年が明けて冬の終わりも見えてきて(少なくともアパレル側的には)、というタイミングで突如、
もはやブランドの垣根なく共通の製作者がいて撒かれているのではというくらいにデザインも配色もほぼ同じような、鋭い言葉で表せば「没個性的な」チェスターコートたちが登場したというわけだ。店舗スタッフが推しとするでもなく、お得感のみを武器に矢面に立たされた彼ら。値札には割引前後の価格が示されていて大層なお値引き感で彩られているものの、おそらくはハナからその後者の価格で売られることを念頭に作られたのであろう彼ら。セールのためだけに何ら個性を与えられずにきちきちと売りたたかれている彼ら。

冬の終わりの刹那に店頭に並んだ、没個性な彼らの、買ってくれ、手にとってくれ、という心の叫びが何となく聞こえたような気がして、何だか胸がキュッとなってしまった。誰が生めと頼んだ?誰が作ってくれと願った?もうミュウツーじゃん。

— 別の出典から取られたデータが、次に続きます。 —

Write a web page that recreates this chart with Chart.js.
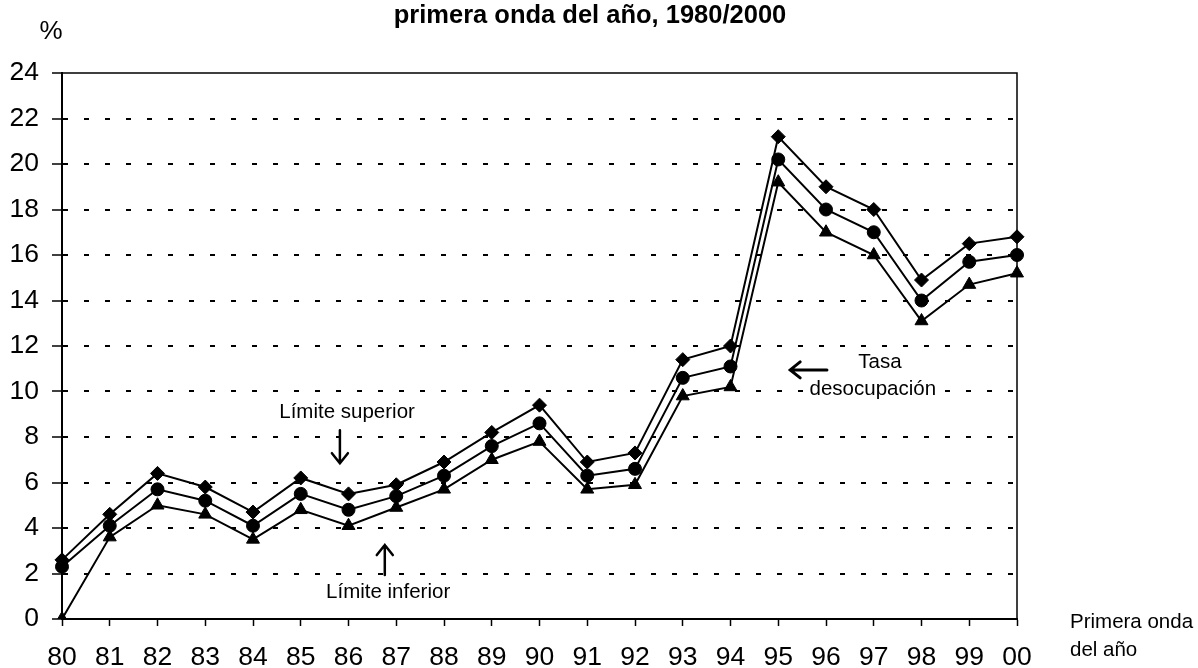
<!DOCTYPE html>
<html>
<head>
<meta charset="utf-8">
<script src="https://cdn.jsdelivr.net/npm/chart.js@4/dist/chart.umd.min.js"></script>
<style>
html,body{margin:0;padding:0;background:#fff;}
#wrap{width:1198px;height:668px;}
</style>
</head>
<body>
<div id="wrap"><canvas id="c" width="1198" height="668"></canvas></div>
<script>
const categories = ['80','81','82','83','84','85','86','87','88','89','90','91','92','93','94','95','96','97','98','99','00'];
const limiteSuperior = [2.6,4.6,6.4,5.8,4.7,6.2,5.5,5.9,6.9,8.2,9.4,6.9,7.3,11.4,12.0,21.2,19.0,18.0,14.9,16.5,16.8];
const tasaDesocupacion = [2.3,4.1,5.7,5.2,4.1,5.5,4.8,5.4,6.3,7.6,8.6,6.3,6.6,10.6,11.1,20.2,18.0,17.0,14.0,15.7,16.0];
const limiteInferior = [0.0,3.6,5.0,4.6,3.5,4.8,4.1,4.9,5.7,7.0,7.8,5.7,5.9,9.8,10.2,19.2,17.0,16.0,13.1,14.7,15.2];
const yTicks = [0,2,4,6,8,10,12,14,16,18,20,22,24];

const FONT = '"Liberation Sans", Arial, Helvetica, sans-serif';

const decor = {
  id: 'decor',
  beforeDraw(chart) {
    const ctx = chart.ctx;
    ctx.save();
    ctx.fillStyle = '#fff';
    ctx.fillRect(0, 0, chart.width, chart.height);
    ctx.restore();
  },
  afterDraw(chart) {
    const ctx = chart.ctx;
    const a = chart.chartArea;
    const xs = chart.scales.x, ys = chart.scales.y;
    const X = v => xs.getPixelForValue(v);
    const Y = v => ys.getPixelForValue(v);
    ctx.save();
    // frame top and right
    ctx.strokeStyle = '#000';
    ctx.lineWidth = 1.5;
    ctx.beginPath();
    ctx.moveTo(a.left, a.top);
    ctx.lineTo(a.right, a.top);
    ctx.lineTo(a.right, a.bottom);
    ctx.stroke();

    ctx.fillStyle = '#000';
    // title
    ctx.font = 'bold 25.5px ' + FONT;
    ctx.textAlign = 'center';
    ctx.textBaseline = 'alphabetic';
    ctx.fillText('primera onda del año, 1980/2000', 590, 23);
    // percent
    ctx.font = '26px ' + FONT;
    ctx.fillText('%', 51, 39);

    // annotations
    ctx.font = '20.5px ' + FONT;
    ctx.textBaseline = 'middle';
    ctx.fillText('Límite superior', X(5.97), Y(9.1));
    ctx.fillText('Límite inferior', X(6.83), Y(1.19));
    ctx.fillText('Tasa', X(17.13), Y(11.3));
    const dw = ctx.measureText('desocupación').width;
    ctx.fillStyle = '#fff';
    ctx.fillRect(X(16.98) - dw / 2 - 2, Y(10.1) - 10, dw + 4, 20);
    ctx.fillStyle = '#000';
    ctx.fillText('desocupación', X(16.98), Y(10.1));

    ctx.textAlign = 'left';
    ctx.font = '20.5px ' + FONT;
    ctx.fillText('Primera onda', 1070, 622);
    ctx.fillText('del año', 1070, 650);

    // arrows
    ctx.lineWidth = 2.5;
    ctx.lineCap = 'round';
    // down arrow
    let ax = X(5.82), y1 = Y(8.3), y2 = Y(6.85);
    ctx.beginPath();
    ctx.moveTo(ax, y1); ctx.lineTo(ax, y2);
    ctx.moveTo(ax - 8, y2 - 10); ctx.lineTo(ax, y2); ctx.lineTo(ax + 8, y2 - 10);
    ctx.stroke();
    // up arrow
    ax = X(6.76); y1 = Y(1.93); y2 = Y(3.25);
    ctx.beginPath();
    ctx.moveTo(ax, y1); ctx.lineTo(ax, y2);
    ctx.moveTo(ax - 8, y2 + 10); ctx.lineTo(ax, y2); ctx.lineTo(ax + 8, y2 + 10);
    ctx.stroke();
    // left arrow
    ctx.lineWidth = 3;
    const ly = Y(10.95), lx1 = X(16.02), lx2 = X(15.25);
    ctx.beginPath();
    ctx.moveTo(lx1, ly); ctx.lineTo(lx2, ly);
    ctx.moveTo(lx2 + 10, ly - 8); ctx.lineTo(lx2, ly); ctx.lineTo(lx2 + 10, ly + 8);
    ctx.stroke();
    ctx.restore();
  }
};

const common = {
  borderColor: '#000',
  backgroundColor: '#000',
  pointBorderColor: '#000',
  pointBackgroundColor: '#000',
  borderWidth: 2,
  pointBorderWidth: 1,
  fill: false,
  tension: 0
};

new Chart(document.getElementById('c'), {
  type: 'line',
  data: {
    labels: categories,
    datasets: [
      Object.assign({label: 'Límite superior', data: limiteSuperior, pointStyle: 'rectRot', pointRadius: 7}, common),
      Object.assign({label: 'Tasa desocupación', data: tasaDesocupacion, pointStyle: 'circle', pointRadius: 6.5}, common),
      Object.assign({label: 'Límite inferior', data: limiteInferior, pointStyle: 'triangle', pointRadius: 7.5}, common)
    ]
  },
  options: {
    responsive: false,
    animation: false,
    devicePixelRatio: 1,
    layout: { padding: { left: 0, right: 181, top: 73, bottom: 0 } },
    plugins: { legend: { display: false }, title: { display: false }, tooltip: { enabled: false } },
    scales: {
      x: {
        type: 'category',
        offset: false,
        grid: { display: true, drawOnChartArea: false, drawTicks: true, tickLength: 7, tickColor: '#000', tickWidth: 1.5 },
        border: { display: true, color: '#000', width: 2 },
        ticks: { color: '#000', font: { family: FONT, size: 26.5 }, padding: 16, maxRotation: 0, autoSkip: false },
        afterFit(s) { s.height = 49; }
      },
      y: {
        min: 0, max: 24,
        afterBuildTicks(s) { s.ticks = yTicks.map(v => ({ value: v })); },
        grid: {
          color: c => (c.tick && (c.tick.value === 0 || c.tick.value === 24)) ? 'rgba(0,0,0,0)' : '#000',
          lineWidth: 2,
          tickColor: '#000', tickLength: 10, tickWidth: 1.5
        },
        border: { display: true, color: '#000', width: 2, dash: [5, 16], dashOffset: 0 },
        ticks: { color: '#000', font: { family: FONT, size: 26.5 }, padding: 13 },
        afterFit(s) { s.width = 62; }
      }
    }
  },
  plugins: [decor]
});
</script>
</body>
</html>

「セール向け品」にももちろん需要があってのことだし、このたたき売りを目撃したことを以て「量産」と流行りの「SDGs」を掛け合わせて何か論考を巡らせるとかいう気もない。
ただただ、その没個性的なチェスターコートたちに、亜流は大変なシンパシーを感じてしまった、というだけの話なのだが…。


さて、
時は流れて
今は3月。

アパレルの店先はすっかり春色に包まれている。暖かく明るく、パステルな季節が始まる。
しかし、そんな早咲きの桜を見ているような店先であっても、
冬真っ盛りの刹那に現れ、売り切られたのか否かは別として今やすっかり撤去されたあのハンガーラックを、たまに何となしに思い出してしまうのである。